Chumba ganhou com 2:09:25, seguido pelos compatriotas Sammy Kitwara (2:09:50) e Sammy Ndungu (2:10:06). Ele já venceu em Roma, Eindhoven e Tóquio, sendo seu melhor tempo 2:05:42. Já Florence Kiplagat é bicampeã de Berlim, entre outros resultados. Ela venceu com 2:23:33, e caiu no final, superando a etíope Yebrgual Melese (2:23:43) e Birhane Dibaba (2:24.24).
Apenas completar… em 3h27
Tracei meu objetivo de concluir os 42 km em Chicago, sem a preocupação com o tempo. Pois, já havia corrido uma maratona e uma ultra de 50 km no fim de semana anterior em Madison e Milwaukee, no estado de Wisconsin.
Sabia que era difícil, pois correr mais de 130 km na mesma semana com deslocamento de cidades é algo assustador para qualquer corredor. Já passei frio nesta região do lago Michigan, local da largada, mas dia 11 de outubro a temperatura esteve muito agradálvel. Diante das circunstâncias, apenas completar já me deixaria feliz em participar pela segunda vez desta famosa prova, desta vez com 45 mil corredores. Foi dada a largada e só pensava em acabar com dignidade e orgulhoso em concluir três provas numa semana nos EUA.

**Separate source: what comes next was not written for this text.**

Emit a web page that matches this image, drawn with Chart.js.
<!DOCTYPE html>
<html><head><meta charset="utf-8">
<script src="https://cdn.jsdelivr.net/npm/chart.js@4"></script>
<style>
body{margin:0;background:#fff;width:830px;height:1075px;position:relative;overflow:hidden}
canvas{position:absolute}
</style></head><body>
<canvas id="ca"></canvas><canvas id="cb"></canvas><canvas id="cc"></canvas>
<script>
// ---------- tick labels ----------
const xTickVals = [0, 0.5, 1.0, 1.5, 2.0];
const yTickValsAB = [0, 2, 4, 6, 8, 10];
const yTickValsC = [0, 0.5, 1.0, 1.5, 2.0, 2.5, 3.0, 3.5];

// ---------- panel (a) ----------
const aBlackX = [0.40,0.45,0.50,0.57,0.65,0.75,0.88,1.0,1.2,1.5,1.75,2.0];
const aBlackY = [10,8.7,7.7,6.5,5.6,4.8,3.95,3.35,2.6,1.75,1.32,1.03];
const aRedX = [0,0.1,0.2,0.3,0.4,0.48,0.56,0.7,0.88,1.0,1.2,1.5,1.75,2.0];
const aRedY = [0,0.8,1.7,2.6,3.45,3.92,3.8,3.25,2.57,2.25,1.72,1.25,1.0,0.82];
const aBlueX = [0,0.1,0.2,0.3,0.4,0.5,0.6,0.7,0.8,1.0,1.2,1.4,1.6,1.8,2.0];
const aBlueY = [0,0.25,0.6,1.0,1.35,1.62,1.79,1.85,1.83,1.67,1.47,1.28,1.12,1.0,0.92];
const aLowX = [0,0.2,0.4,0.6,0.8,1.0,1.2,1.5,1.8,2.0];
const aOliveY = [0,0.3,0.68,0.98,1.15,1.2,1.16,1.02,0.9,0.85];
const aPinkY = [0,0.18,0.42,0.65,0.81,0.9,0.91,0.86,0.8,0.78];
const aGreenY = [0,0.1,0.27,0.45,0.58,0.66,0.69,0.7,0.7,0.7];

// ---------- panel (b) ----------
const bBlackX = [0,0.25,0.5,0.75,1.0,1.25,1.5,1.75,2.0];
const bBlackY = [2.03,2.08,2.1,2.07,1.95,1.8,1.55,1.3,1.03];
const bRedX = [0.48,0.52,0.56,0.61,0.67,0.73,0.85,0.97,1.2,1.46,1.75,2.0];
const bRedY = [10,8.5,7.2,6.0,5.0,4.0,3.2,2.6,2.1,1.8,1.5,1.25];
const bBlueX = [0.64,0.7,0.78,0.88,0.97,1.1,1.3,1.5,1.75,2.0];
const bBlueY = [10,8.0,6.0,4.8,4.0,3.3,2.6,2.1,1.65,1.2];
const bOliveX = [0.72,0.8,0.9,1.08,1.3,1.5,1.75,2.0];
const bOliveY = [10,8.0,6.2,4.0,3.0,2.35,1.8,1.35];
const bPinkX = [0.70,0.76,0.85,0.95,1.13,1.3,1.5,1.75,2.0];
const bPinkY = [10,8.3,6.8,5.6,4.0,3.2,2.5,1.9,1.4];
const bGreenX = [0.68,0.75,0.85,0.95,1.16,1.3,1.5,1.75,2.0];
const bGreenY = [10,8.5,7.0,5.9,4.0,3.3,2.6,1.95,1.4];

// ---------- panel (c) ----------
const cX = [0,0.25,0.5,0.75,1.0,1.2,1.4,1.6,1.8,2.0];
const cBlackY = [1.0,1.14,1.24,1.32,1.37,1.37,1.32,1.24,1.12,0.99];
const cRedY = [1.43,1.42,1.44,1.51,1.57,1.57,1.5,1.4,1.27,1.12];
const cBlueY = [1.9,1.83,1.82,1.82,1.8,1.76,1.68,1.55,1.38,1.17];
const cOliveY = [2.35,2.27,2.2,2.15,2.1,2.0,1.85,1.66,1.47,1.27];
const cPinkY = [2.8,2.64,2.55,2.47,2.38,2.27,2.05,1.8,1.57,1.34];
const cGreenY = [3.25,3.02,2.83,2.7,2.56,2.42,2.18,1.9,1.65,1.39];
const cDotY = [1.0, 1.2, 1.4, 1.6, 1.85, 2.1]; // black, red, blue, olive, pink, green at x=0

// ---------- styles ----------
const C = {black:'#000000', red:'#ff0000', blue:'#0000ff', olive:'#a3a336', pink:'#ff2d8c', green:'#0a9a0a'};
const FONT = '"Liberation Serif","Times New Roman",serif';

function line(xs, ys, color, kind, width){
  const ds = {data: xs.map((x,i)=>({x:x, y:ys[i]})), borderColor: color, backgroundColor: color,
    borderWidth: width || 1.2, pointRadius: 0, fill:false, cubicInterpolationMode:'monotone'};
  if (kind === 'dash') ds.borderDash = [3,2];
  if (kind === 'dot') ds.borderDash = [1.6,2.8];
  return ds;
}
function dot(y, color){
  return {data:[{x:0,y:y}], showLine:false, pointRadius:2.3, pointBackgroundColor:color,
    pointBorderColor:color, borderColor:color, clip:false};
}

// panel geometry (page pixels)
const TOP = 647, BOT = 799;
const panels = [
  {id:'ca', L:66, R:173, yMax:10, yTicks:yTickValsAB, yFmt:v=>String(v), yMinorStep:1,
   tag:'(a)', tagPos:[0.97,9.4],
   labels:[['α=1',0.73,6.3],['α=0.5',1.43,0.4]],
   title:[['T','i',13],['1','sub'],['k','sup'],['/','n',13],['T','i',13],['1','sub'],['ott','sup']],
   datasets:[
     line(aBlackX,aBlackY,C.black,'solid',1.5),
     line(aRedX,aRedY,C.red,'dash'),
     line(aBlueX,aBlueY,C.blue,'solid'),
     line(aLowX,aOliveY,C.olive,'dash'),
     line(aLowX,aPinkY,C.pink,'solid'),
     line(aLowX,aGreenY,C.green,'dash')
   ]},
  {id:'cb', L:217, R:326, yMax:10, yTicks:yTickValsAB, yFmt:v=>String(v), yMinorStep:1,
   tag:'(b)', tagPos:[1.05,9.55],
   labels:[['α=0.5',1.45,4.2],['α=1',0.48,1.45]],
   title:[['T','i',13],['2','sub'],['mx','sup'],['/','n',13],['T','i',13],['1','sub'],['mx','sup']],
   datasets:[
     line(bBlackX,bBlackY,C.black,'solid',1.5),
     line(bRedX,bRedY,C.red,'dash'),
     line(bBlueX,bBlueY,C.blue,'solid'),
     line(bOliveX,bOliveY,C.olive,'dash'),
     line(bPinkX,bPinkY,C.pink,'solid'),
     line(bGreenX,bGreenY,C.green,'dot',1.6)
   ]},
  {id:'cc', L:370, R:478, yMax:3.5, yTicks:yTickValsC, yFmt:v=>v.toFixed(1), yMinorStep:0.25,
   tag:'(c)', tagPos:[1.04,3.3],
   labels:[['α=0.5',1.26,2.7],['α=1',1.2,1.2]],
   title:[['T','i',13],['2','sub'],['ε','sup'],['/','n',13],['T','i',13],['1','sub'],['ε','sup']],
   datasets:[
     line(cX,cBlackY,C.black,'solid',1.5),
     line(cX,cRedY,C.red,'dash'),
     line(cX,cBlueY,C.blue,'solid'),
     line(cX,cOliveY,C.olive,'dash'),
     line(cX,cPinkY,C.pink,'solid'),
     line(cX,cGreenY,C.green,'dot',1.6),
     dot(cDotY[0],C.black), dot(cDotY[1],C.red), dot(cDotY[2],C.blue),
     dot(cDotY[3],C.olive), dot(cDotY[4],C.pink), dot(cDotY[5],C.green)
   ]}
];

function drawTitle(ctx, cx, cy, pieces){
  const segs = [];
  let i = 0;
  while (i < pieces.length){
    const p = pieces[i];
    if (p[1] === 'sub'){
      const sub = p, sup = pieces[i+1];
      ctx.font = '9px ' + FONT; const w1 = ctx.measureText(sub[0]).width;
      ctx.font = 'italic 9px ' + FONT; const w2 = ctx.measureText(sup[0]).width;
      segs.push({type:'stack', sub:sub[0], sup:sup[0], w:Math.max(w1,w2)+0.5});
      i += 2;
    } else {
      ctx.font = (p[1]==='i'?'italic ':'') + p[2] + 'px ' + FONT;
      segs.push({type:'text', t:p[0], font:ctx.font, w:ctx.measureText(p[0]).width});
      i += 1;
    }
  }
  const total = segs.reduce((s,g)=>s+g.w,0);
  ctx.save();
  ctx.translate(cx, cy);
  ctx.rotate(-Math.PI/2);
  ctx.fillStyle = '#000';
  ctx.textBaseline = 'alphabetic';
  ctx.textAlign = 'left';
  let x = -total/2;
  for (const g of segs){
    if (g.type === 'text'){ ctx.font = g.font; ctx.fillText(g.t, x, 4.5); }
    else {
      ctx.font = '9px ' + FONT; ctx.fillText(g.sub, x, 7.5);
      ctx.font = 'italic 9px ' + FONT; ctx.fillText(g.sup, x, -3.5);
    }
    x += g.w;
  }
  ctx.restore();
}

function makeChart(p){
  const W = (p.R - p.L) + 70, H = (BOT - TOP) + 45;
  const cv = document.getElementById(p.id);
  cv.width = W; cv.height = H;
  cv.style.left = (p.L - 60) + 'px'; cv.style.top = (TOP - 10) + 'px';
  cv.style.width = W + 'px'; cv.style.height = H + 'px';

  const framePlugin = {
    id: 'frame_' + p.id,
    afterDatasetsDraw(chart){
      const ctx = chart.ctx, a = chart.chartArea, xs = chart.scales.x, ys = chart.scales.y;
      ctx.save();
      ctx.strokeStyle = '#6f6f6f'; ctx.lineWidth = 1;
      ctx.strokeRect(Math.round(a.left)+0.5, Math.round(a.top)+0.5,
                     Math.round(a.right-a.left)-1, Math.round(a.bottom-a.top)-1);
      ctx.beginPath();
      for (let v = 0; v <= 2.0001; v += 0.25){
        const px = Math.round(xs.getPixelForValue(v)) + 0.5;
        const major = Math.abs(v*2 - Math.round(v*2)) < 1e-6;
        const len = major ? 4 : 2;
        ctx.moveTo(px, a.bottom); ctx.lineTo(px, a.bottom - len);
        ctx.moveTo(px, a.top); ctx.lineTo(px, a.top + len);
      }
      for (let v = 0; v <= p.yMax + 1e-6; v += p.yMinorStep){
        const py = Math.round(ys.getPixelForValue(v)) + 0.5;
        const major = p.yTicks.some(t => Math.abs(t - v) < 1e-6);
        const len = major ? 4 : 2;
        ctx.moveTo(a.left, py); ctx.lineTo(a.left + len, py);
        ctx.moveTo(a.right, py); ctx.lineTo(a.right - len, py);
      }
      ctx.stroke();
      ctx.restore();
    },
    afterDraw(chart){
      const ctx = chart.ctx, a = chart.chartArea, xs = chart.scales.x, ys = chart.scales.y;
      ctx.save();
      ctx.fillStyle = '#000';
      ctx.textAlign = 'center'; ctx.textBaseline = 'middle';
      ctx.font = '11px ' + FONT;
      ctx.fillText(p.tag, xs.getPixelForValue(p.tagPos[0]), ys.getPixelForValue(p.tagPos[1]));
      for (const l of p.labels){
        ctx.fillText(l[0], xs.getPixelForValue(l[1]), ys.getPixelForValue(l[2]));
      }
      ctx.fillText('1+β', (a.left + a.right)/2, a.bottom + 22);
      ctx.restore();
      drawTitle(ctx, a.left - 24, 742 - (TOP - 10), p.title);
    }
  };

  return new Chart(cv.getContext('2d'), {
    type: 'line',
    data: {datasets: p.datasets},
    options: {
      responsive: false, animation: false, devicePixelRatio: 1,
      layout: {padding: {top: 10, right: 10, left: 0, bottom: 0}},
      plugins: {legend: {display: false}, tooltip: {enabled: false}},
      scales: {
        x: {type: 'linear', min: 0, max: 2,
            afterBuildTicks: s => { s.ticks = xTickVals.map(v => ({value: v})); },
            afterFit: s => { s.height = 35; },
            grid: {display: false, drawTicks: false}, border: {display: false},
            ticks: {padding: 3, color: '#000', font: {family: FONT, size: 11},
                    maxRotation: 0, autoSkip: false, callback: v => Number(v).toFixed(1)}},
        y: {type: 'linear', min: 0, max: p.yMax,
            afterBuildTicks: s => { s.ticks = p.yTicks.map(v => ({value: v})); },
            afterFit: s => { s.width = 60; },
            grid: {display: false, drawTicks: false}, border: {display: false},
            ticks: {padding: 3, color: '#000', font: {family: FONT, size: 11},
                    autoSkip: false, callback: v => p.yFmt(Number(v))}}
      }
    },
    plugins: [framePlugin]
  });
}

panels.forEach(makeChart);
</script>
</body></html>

Aproveitei a boa altimetria do percurso para completar os 10 km abaixo de 48 minutos. Completar a prova ou tentar um sub 4? Como numa montanha-russa, as expectativas foram e voltaram. Pensei em diminuir o ritmo e fazer uma poupança, para quando o urso cravasse suas unhas em minhas costas na segunda parte da corrida. Segui na balada abaixo de cinco minutos por km, mas preocupado com o que viria pela frente.
Do km 25 ao 30, momento sempre delicado de uma maratona, senti que o corpo aceitava bem os 4:50/km. Confiante, pela primeira vez, pensei não só em concluir, como chegar perto de uma maratona de 3h30, que é um bom resultado para a minha faixa etária (60 anos). Mas o calor e o cansaço acumulado das provas anteriores cobraram a sua conta. As coisas pareciam se complicar e do 33 ao 36 diminuí o ritmo.
Refiz as contas, faltando 6 km, o que pode ser uma eternidade se o corpo não obedece. Mas ele reagiu e, assim como o anjinho e o diabinho brigando pelo controle do joystick do cérebro, desta vez o corpo saiu vencedor e terminei em 3h27 a minha 130a maratona, incluindo 15 ultras neste pacote!
Por Nilson Paulo de Lima, de Uberlândia.